━━━━━ Material provided
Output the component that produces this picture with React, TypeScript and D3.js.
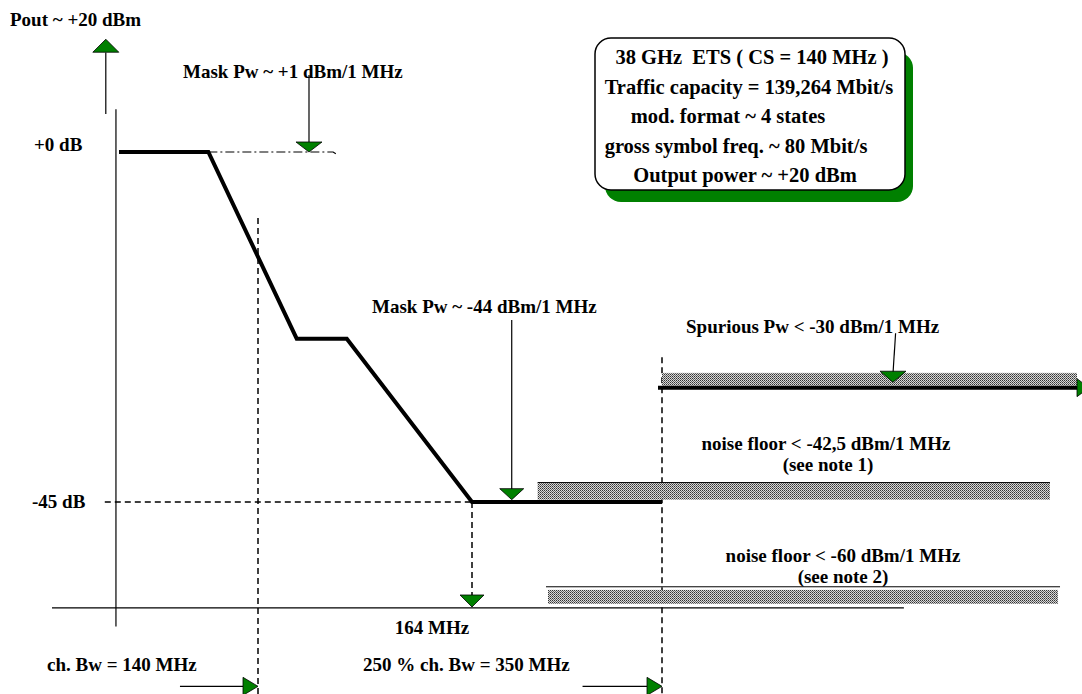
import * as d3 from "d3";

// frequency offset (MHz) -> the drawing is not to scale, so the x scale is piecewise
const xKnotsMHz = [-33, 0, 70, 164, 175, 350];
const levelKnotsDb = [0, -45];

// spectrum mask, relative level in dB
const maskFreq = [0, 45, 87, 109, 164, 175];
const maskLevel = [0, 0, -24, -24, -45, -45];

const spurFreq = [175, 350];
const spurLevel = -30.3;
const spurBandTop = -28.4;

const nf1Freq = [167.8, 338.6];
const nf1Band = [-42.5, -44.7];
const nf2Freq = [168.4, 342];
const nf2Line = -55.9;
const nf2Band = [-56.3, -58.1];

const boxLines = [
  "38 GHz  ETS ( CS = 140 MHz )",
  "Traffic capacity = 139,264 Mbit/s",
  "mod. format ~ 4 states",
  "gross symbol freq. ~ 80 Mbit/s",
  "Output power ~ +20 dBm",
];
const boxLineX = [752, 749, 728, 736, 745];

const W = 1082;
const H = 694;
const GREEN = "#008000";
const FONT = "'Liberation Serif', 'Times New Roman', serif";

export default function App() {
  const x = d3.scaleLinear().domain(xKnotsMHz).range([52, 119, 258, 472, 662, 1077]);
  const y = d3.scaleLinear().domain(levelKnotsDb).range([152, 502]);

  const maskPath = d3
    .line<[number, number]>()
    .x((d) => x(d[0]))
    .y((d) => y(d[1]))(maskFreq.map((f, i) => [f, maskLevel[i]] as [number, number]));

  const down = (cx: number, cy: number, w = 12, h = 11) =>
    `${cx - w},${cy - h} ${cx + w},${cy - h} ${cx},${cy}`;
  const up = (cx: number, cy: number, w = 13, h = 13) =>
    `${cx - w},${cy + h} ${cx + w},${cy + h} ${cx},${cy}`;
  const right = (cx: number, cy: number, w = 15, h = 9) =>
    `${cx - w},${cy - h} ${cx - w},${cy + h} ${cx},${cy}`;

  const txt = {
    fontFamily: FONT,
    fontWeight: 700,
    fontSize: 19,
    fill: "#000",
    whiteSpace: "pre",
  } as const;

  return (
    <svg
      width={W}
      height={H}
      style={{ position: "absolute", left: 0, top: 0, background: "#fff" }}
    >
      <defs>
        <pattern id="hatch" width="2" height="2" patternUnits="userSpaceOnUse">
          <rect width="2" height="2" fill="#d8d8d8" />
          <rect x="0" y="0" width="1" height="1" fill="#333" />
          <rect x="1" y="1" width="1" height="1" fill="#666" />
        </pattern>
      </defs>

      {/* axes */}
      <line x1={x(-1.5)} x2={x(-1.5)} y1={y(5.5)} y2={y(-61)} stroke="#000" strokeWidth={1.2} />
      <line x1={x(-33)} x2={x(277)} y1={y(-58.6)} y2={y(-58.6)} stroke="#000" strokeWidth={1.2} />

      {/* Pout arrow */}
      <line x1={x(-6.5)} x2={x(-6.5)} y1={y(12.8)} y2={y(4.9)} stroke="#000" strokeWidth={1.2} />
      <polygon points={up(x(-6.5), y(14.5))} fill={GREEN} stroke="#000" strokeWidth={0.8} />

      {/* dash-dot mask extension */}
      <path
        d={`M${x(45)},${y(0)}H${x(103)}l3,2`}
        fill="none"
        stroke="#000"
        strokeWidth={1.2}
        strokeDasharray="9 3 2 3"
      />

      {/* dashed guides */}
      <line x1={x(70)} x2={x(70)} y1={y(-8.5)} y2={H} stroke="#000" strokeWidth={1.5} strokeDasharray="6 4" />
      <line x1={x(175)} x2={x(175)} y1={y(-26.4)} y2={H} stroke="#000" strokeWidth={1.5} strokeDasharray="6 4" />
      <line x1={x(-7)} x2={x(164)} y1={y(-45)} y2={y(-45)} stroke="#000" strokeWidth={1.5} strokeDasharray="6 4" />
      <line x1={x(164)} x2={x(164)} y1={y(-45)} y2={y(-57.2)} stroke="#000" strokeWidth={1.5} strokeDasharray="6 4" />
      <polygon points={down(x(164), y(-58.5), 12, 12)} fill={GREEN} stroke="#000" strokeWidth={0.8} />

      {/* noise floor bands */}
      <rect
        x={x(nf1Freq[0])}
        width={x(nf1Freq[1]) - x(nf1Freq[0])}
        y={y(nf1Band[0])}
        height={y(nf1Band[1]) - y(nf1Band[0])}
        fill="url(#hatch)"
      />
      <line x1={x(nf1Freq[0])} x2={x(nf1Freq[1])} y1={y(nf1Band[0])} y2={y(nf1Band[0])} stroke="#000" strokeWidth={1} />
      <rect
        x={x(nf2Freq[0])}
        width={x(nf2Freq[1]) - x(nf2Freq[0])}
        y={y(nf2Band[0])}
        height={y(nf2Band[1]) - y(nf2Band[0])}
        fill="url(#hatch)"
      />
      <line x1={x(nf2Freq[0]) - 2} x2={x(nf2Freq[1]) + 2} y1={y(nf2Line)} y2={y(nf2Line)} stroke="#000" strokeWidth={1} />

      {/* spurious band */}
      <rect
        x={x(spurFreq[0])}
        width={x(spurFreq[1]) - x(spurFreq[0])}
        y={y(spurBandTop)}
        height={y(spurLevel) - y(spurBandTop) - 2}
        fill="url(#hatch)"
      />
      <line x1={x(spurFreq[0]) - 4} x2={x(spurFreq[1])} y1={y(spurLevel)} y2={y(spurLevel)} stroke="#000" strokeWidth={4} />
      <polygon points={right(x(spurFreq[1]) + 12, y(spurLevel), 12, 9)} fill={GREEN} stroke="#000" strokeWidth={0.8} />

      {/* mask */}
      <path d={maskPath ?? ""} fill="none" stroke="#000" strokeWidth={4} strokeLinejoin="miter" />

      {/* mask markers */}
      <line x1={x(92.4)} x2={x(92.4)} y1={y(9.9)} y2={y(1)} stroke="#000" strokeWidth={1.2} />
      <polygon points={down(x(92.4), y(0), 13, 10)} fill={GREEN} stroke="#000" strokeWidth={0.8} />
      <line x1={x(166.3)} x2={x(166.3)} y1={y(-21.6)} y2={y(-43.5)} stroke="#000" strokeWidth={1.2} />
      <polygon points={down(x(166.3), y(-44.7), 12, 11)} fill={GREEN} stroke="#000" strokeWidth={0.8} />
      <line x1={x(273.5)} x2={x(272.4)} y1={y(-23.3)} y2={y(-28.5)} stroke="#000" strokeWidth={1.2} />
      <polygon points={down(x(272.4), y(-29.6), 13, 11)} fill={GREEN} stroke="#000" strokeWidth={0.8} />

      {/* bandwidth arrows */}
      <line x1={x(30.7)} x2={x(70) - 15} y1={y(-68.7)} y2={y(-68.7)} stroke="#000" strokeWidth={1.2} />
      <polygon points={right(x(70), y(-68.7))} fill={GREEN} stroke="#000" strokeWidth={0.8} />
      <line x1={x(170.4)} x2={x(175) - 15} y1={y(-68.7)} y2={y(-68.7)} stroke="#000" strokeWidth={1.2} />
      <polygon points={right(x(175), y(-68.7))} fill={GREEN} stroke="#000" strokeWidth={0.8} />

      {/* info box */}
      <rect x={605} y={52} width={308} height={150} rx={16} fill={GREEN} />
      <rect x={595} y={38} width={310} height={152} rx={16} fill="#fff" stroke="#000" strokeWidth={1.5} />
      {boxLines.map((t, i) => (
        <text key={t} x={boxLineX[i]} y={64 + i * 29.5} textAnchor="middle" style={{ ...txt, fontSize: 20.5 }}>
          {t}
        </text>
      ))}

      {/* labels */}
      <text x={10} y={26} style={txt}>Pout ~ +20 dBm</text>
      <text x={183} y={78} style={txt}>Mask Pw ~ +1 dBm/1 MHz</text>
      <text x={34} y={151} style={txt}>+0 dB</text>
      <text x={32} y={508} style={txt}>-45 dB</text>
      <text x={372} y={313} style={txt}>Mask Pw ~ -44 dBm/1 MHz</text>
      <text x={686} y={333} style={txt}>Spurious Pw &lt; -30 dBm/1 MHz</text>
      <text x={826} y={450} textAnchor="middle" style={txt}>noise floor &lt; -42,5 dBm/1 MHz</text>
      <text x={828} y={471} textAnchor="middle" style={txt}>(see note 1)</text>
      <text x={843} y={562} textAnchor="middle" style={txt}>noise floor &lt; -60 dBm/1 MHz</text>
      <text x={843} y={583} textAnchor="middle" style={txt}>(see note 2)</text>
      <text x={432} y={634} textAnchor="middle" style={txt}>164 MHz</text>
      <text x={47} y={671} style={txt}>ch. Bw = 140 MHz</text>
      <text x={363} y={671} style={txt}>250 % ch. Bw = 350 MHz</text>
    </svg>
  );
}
━━━━━━━━━━
- Task requirements: Copy exactly the lines running from the beginning of the listing through the line that has "Serif', 'Times New". Drop the pictures.

- The response:
Output the component that produces this picture with React, TypeScript and D3.js.
import * as d3 from "d3";

// frequency offset (MHz) -> the drawing is not to scale, so the x scale is piecewise
const xKnotsMHz = [-33, 0, 70, 164, 175, 350];
const levelKnotsDb = [0, -45];

// spectrum mask, relative level in dB
const maskFreq = [0, 45, 87, 109, 164, 175];
const maskLevel = [0, 0, -24, -24, -45, -45];

const spurFreq = [175, 350];
const spurLevel = -30.3;
const spurBandTop = -28.4;

const nf1Freq = [167.8, 338.6];
const nf1Band = [-42.5, -44.7];
const nf2Freq = [168.4, 342];
const nf2Line = -55.9;
const nf2Band = [-56.3, -58.1];

const boxLines = [
  "38 GHz  ETS ( CS = 140 MHz )",
  "Traffic capacity = 139,264 Mbit/s",
  "mod. format ~ 4 states",
  "gross symbol freq. ~ 80 Mbit/s",
  "Output power ~ +20 dBm",
];
const boxLineX = [752, 749, 728, 736, 745];

const W = 1082;
const H = 694;
const GREEN = "#008000";
const FONT = "'Liberation Serif', 'Times New Roman', serif";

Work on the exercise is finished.